### AIM OF THE EXERCISE
Scan the listing below. Report each line that includes "this".

### DATA LINES

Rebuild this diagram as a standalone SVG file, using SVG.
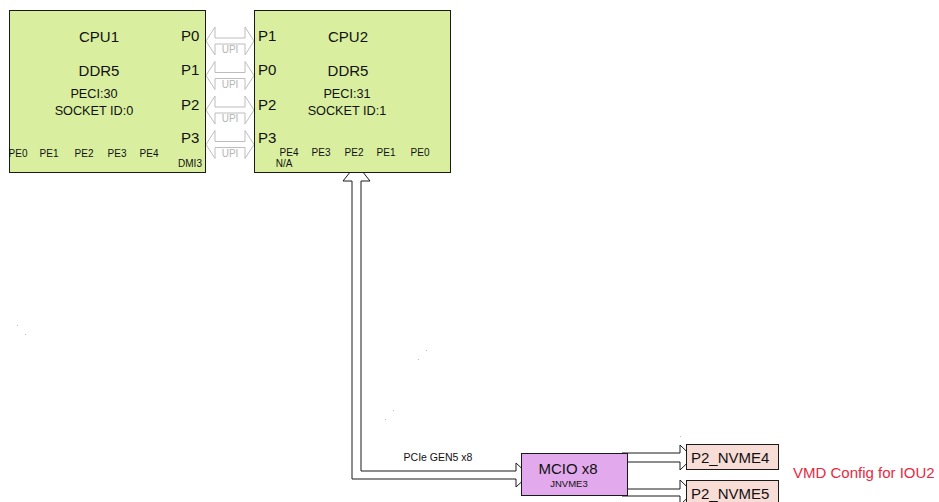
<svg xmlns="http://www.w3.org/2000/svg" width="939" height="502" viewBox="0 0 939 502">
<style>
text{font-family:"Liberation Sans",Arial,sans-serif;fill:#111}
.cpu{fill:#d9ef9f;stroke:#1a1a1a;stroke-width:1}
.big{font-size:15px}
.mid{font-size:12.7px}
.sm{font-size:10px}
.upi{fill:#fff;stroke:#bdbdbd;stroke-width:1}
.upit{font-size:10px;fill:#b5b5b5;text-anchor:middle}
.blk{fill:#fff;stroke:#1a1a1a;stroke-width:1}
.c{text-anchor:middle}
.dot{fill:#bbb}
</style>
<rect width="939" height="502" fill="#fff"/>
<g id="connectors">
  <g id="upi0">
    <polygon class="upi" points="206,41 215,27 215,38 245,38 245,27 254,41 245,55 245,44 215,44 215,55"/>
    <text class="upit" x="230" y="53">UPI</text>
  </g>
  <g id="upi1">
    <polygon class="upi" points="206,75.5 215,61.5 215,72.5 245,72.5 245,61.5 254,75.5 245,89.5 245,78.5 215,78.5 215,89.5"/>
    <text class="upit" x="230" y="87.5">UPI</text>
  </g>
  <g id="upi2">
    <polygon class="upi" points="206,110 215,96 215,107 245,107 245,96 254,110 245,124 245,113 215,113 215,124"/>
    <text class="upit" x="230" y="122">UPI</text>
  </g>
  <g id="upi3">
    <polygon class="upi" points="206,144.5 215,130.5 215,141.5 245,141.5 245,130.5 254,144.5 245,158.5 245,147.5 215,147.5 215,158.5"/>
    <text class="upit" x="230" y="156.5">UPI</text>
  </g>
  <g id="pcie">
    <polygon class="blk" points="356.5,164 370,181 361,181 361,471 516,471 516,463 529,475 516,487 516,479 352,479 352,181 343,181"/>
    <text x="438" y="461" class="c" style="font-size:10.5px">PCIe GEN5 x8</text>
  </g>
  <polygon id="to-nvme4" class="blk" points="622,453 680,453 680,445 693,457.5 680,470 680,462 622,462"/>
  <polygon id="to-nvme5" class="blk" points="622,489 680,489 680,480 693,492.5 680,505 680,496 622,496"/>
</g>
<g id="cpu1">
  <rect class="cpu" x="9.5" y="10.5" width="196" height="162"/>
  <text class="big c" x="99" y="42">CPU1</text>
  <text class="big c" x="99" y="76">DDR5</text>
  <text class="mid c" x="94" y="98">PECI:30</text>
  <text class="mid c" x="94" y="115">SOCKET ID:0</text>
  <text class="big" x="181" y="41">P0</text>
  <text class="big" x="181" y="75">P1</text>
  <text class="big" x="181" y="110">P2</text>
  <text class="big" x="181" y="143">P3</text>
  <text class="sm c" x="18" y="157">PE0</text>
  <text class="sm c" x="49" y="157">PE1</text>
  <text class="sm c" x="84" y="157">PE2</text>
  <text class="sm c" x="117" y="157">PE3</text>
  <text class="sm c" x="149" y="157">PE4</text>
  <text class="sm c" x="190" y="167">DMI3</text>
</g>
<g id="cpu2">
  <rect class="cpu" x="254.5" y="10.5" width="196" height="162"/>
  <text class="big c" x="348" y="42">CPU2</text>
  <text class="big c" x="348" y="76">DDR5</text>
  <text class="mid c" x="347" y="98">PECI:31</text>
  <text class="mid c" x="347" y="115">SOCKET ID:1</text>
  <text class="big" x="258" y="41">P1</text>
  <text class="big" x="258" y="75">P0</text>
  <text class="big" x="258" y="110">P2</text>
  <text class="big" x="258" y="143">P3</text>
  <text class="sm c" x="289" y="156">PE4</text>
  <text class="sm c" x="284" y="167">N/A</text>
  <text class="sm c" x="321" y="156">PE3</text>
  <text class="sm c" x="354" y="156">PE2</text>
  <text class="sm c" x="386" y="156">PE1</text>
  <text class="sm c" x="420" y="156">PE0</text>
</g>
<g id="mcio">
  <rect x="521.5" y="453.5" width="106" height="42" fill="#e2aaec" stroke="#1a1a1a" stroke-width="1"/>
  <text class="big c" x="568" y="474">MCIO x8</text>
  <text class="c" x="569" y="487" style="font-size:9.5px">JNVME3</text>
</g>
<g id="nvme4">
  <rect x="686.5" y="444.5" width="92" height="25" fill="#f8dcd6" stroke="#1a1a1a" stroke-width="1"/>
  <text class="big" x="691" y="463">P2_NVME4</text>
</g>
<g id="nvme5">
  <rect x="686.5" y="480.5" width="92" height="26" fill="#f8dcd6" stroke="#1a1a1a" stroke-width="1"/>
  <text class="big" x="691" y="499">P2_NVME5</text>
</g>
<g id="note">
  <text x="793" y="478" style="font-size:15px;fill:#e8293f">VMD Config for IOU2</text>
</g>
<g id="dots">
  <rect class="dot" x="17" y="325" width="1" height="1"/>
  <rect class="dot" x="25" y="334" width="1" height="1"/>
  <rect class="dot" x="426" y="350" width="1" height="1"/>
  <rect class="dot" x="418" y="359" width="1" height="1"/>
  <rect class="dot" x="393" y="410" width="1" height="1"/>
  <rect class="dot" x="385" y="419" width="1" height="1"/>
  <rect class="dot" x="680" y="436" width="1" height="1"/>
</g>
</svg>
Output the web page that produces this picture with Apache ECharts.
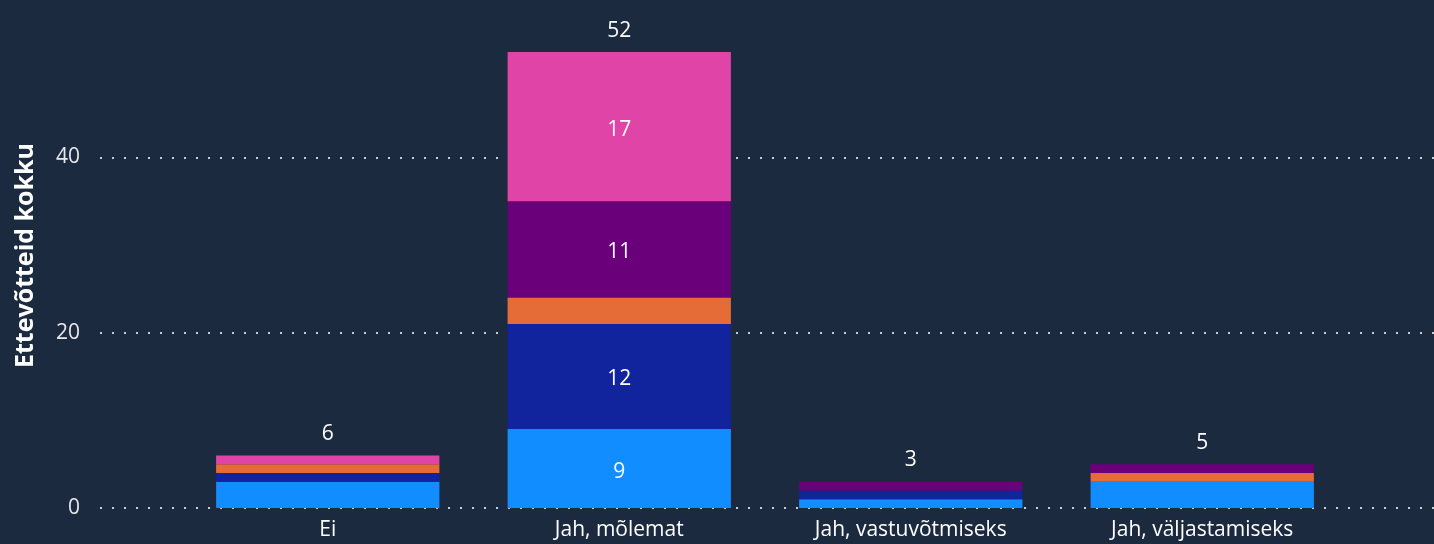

### COMPLETE ANSWER
Rebuild this diagram as a standalone SVG file, using SVG.
Output the web page that produces this picture with Apache ECharts.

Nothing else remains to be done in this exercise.